Ross tipped me off to a great treat of a blog-post by Alex Massie, who once guest-blogged for me (and exceedingly well). The gist is the following:
None of this is meant to suggest that I think the British media a wholly admirable beast. It may too often sacrifice rigour for colour or facts for wit. It's played a part - collectively at least - in the coarsening of British life and it's frequently absurd, foolish or downright hysterical. But it does have life and perhaps it has the merits of reflecting us as we are rather than as we might like to consider ourselves.
The same may perhaps be said of the netroots and the blogosphere.
Alex defends the vulgarity of some blogs, the extremism of their passions and dislikes, and the free-wheeling, post-and-be-damned element of blogospheric discourse. He sees it as the US equivalent of Fleet Street:
Atrios (Duncan Black) for instance, is a tabloid columnist manque. He has exactly the right combination of spite, sneering and bullying for the job. It's ferociously partisan and bracingly, gratuitously unfair, mean-spirited, sexist, wearisome, entertaining, etc etc. That's why his blog is gripping. In other words: it works. If you were to put a British tabloid in Washington, Atrios would be right at home on its op-ed pages (and his presence would add greatly to the gaiety of the nation).

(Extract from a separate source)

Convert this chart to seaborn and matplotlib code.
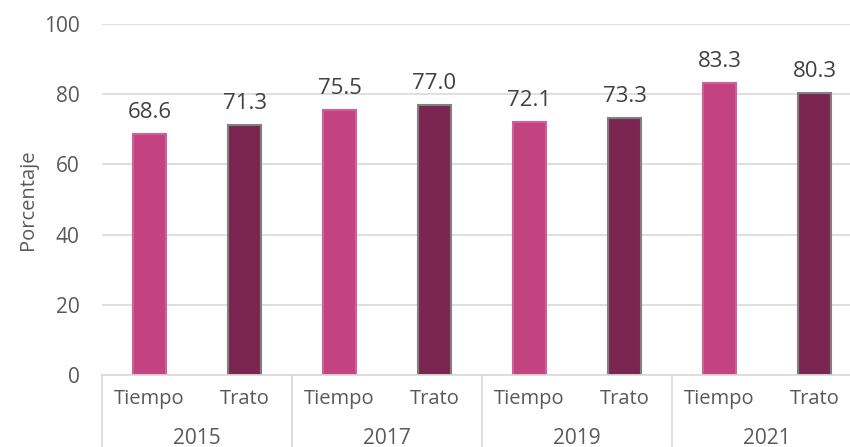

His "Wanker of the Day" feature is a stylistic flourish that would be right at home on the pages of Britain's best-selling newspapers. It's also easy to imagine the Firedoglake collective on the pages of a British mid-market tabloid.
The obvious parallel is Drudge, the most British of all American bloggers. This blog's evolution was definitely inspired in part by Fleet Street, Private Eye, the Spectator, Kinsley's TNR and the general comfort of many British hacks in laying it on thick. I try and keep things civil, and I also try and air viewpoints that don't quite match my own. If I make a hideous error, I make sure to make amends. But I do not apologize for having some fun, and the occasional eye-brow-raising hyperbole. We're waaay too deferent in the Washington press corps. (Arianna gets this too, because she's a closet-Brit.) But I also think that, in some ways, the US media has one up on London. We have our "serious papers" and our "serious columnists" and then we have the bloggers. You know where you are. Vive la difference. Now where was I on She Who Must Be The Front-Runner?